Intensity plots of the population $P_{+}$ as a function of ${\tilde{f}}_{\mathrm{dc}}$ and the mixing parameter ${cos}^2\theta$. ${\gamma }^{\left(f\right)}=\gamma {cos}^2\theta$ and ${\gamma }^{\left(ch\right)}=\gamma {sin}^2\theta$, with $\gamma =0.001$. (a) $t=\infty$, (b) $t=1000\tau$. (c) Intensity plot of the ratio of ${log}_{10}\left(2t_r/t_d\right)$.

Figure 5

LZS interference patterns. Plots of $P_{+}$ as a function of the driving amplitude $f_{\mathrm{ac}}$ and dc detuning ${\tilde{f}}_{\mathrm{dc}}$ for $t=1000\tau$. (a) Flux noise. (b) Charge noise. The calculations were performed for ${\omega }_0=2\pi /\tau =0.003E_J/\hslash$, Ohmic bath at $T=0.0014E_J/k_B\sim 20\mathrm{mK}$, and $\gamma =0.001$ (see text for details).

Figure 6

LZS interference patterns. Plots of $P_{+}$ as a function of the driving amplitude $f_{\mathrm{ac}}$ and dc detuning ${\tilde{f}}_{\mathrm{dc}}$ for the asymptotic regime, $t\to \infty$. (a) Flux noise. (b) Charge noise.

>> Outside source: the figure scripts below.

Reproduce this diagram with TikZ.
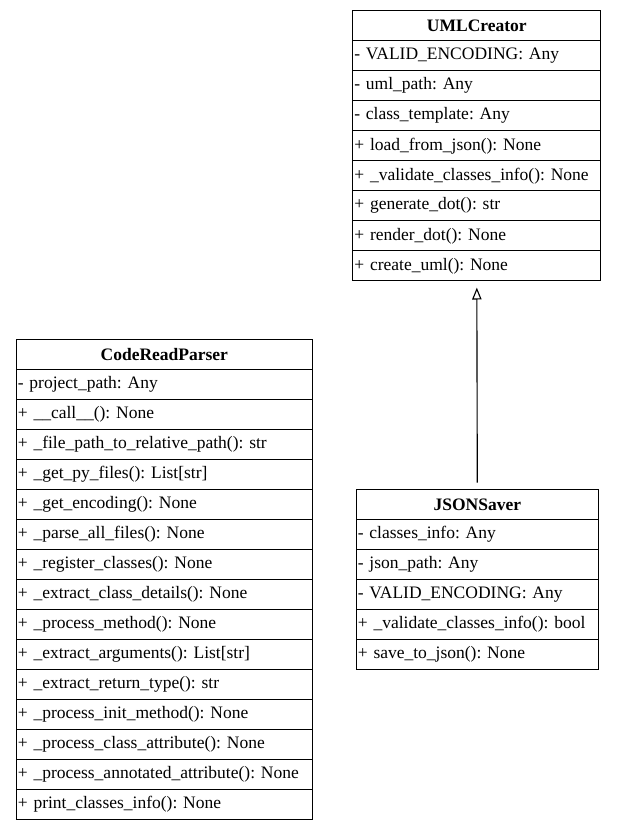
\documentclass[tikz,border=0pt]{standalone}
\usepackage{fontspec}
\setmainfont{Liberation Serif}
\usepackage{tikz}
\usetikzlibrary{matrix}
\usetikzlibrary{arrows.meta}
\usetikzlibrary{positioning}
\tikzset{>=stealth}
\frenchspacing
\tikzset{
    umlclass/.style={matrix of nodes, inner sep=0pt, row sep=-0.9pt, anchor=north west,
        nodes={draw, line width=0.9pt, outer sep=0pt, minimum height=24pt, inner xsep=1.2pt, inner ysep=0pt, align=left, font=\fontsize{14}{16}\selectfont},
        row 1/.style={nodes={align=center, font=\fontsize{14}{16}\selectfont\bfseries}}},
    inherits/.style={-{Triangle[open, length=9.5pt, width=7.5pt]}, line width=0.9pt, shorten >=4.8pt, shorten <=4.8pt}
}
\begin{document}
\begin{tikzpicture}[x=0.8pt, y=-0.8pt]
    \useasboundingbox (0,0) rectangle (617,830);
    \matrix (umlcreator) [umlclass, nodes={text width=196pt}] at (352,10)
    {
        UMLCreator \\
        - VALID\_ENCODING: Any \\
        - uml\_path: Any \\
        - class\_template: Any \\
        + load\_from\_json(): None \\
        + \_validate\_classes\_info(): None \\
        + generate\_dot(): str \\
        + render\_dot(): None \\
        + create\_uml(): None \\
    };
    \matrix (codereadparser) [umlclass, nodes={text width=234.4pt}] at (15.5,338.5)
    {
        CodeReadParser \\
        - project\_path: Any \\
        + \_\_call\_\_(): None \\
        + \_file\_path\_to\_relative\_path(): str \\
        + \_get\_py\_files(): List[str] \\
        + \_get\_encoding(): None \\
        + \_parse\_all\_files(): None \\
        + \_register\_classes(): None \\
        + \_extract\_class\_details(): None \\
        + \_process\_method(): None \\
        + \_extract\_arguments(): List[str] \\
        + \_extract\_return\_type(): str \\
        + \_process\_init\_method(): None \\
        + \_process\_class\_attribute(): None \\
        + \_process\_annotated\_attribute(): None \\
        + print\_classes\_info(): None \\
    };
    \matrix (jsonsaver) [umlclass, nodes={text width=191.2pt}] at (355.5,488.5)
    {
        JSONSaver \\
        - classes\_info: Any \\
        - json\_path: Any \\
        - VALID\_ENCODING: Any \\
        + \_validate\_classes\_info(): bool \\
        + save\_to\_json(): None \\
    };
    \draw[inherits] (jsonsaver.north) -- (umlcreator.south);
\end{tikzpicture}
\end{document}
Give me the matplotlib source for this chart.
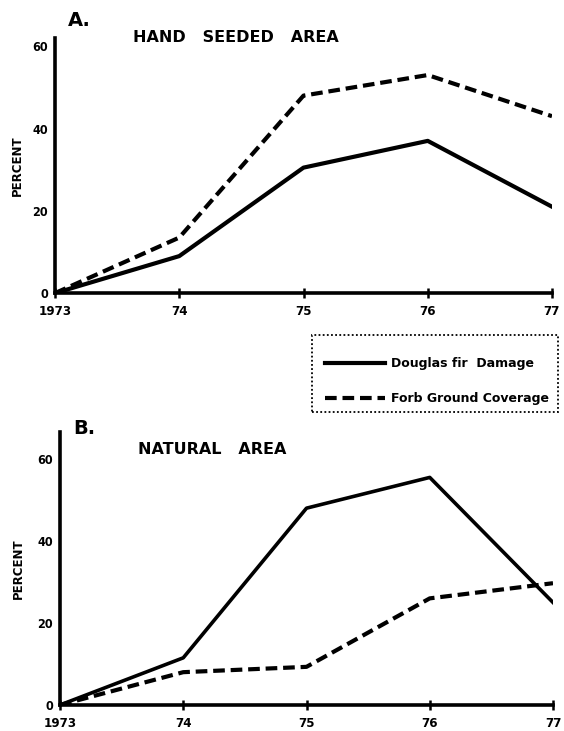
import matplotlib
matplotlib.use("Agg")
import matplotlib.pyplot as plt
from matplotlib.lines import Line2D
from matplotlib.patches import Rectangle

years = [1973, 1974, 1975, 1976, 1977]
year_labels = ["1973", "74", "75", "76", "77"]

a_fir_damage = [0, 9, 30.5, 37, 21]
a_forb_cover = [0, 13.5, 48, 53, 43]

b_fir_damage = [0, 11.5, 48, 55.5, 25]
b_forb_cover = [0, 8, 9.3, 26, 29.7]

a_yticks = [0, 20, 40, 60]
b_yticks = [0, 20, 40, 60]

plt.rcParams['font.family'] = ['DejaVu Sans']
plt.rcParams['font.weight'] = 'bold'

W, H = 564, 731
fig = plt.figure(figsize=(W / 100, H / 100), dpi=100)
axA = fig.add_axes([55 / W, 0.599, (552 - 55) / W, 0.349])
axB = fig.add_axes([60 / W, 0.0356, (553 - 60) / W, 0.373])

lw = 3.0
dash = (0, (2.8, 1.4))

def style(ax, ytop, yticks, lpad):
    ax.set_xlim(1973, 1977)
    ax.set_ylim(0, ytop)
    for s in ['top', 'right']:
        ax.spines[s].set_visible(False)
    for s in ['left', 'bottom']:
        ax.spines[s].set_linewidth(2.6)
    ax.set_xticks(years)
    ax.set_xticklabels(year_labels, fontsize=9.5, fontweight='bold', fontstretch='condensed')
    ax.set_yticks(yticks)
    ax.set_yticklabels([str(t) for t in yticks], fontsize=9, fontweight='bold', fontstretch='condensed')
    ax.tick_params(axis='x', direction='inout', length=7, width=1.8, pad=5)
    ax.tick_params(axis='y', length=0, pad=5)
    ax.set_ylabel("PERCENT", fontsize=8.5, fontweight='heavy', labelpad=lpad)

axA.plot(years, a_fir_damage, color='black', lw=lw)
axA.plot(years, a_forb_cover, color='black', lw=lw, linestyle=dash)
style(axA, 62, a_yticks, 6)

axB.plot(years, b_fir_damage, color='black', lw=2.6)
axB.plot(years, b_forb_cover, color='black', lw=lw, linestyle=dash)
style(axB, 66.5, b_yticks, 9)

fig.text(68 / W, 1 - 20 / H, "A.", fontsize=14, fontweight='heavy', ha='left', va='center')
fig.text(133 / W, 1 - 37 / H, "HAND   SEEDED   AREA", fontsize=11.5, fontweight='heavy',
         ha='left', va='center')
fig.text(73 / W, 1 - 428 / H, "B.", fontsize=14, fontweight='heavy', ha='left', va='center')
fig.text(138 / W, 1 - 450 / H, "NATURAL   AREA", fontsize=11.5, fontweight='heavy',
         ha='left', va='center')

handles = [Line2D([], [], color='black', lw=lw),
           Line2D([], [], color='black', lw=lw, linestyle=dash)]
leg = fig.legend(handles, ["Douglas fir  Damage", "Forb Ground Coverage"],
                 loc='center left', bbox_to_anchor=(325 / W, 1 - 381 / H),
                 handlelength=4.8, handletextpad=0.45,
                 labelspacing=1.75, borderpad=0, borderaxespad=0, frameon=False,
                 prop={'weight': 'bold', 'size': 9})
box = Rectangle((312 / W, 1 - 412 / H), (558 - 312) / W, (412 - 335) / H,
                transform=fig.transFigure, fill=False, edgecolor='black',
                linewidth=1.3, linestyle=(0, (1, 1.3)))
fig.add_artist(box)

fig.savefig("out.png", dpi=100)
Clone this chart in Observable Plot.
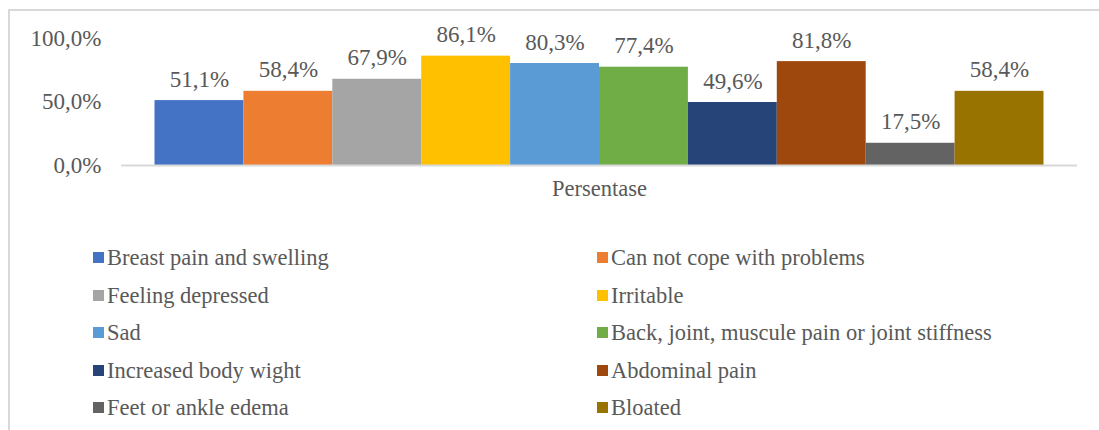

Parameters are the same as in Fig. 5.

Figure 7

$P_{+}$ vs $f_{\mathrm{ac}}$ for ${\tilde{f}}_{\mathrm{dc}}\equiv 2.7f_{\omega }$ for $t=1000\tau$ (red dashed line), for the asymptotic state $t\to \infty$, (blue solid line), and for the isolated case (dots). (a) Flux noise. (b) Charge noise. (c) $t_r/\tau$ for flux noise (dash-double-dotted line) and charge noise (dashed line), $t_d/2\tau$ for flux noise (dot-dashed line) and charge noise (solid line), and $t_{\exp }=1000\tau$ (dotted line). The vertical dashed lines are guides for the eyes to show the boundaries of diamonds D1 and D2 and the region in between, named D12, for the value of ${\tilde{f}}_{\mathrm{dc}}\equiv 2.7f_{\omega }$.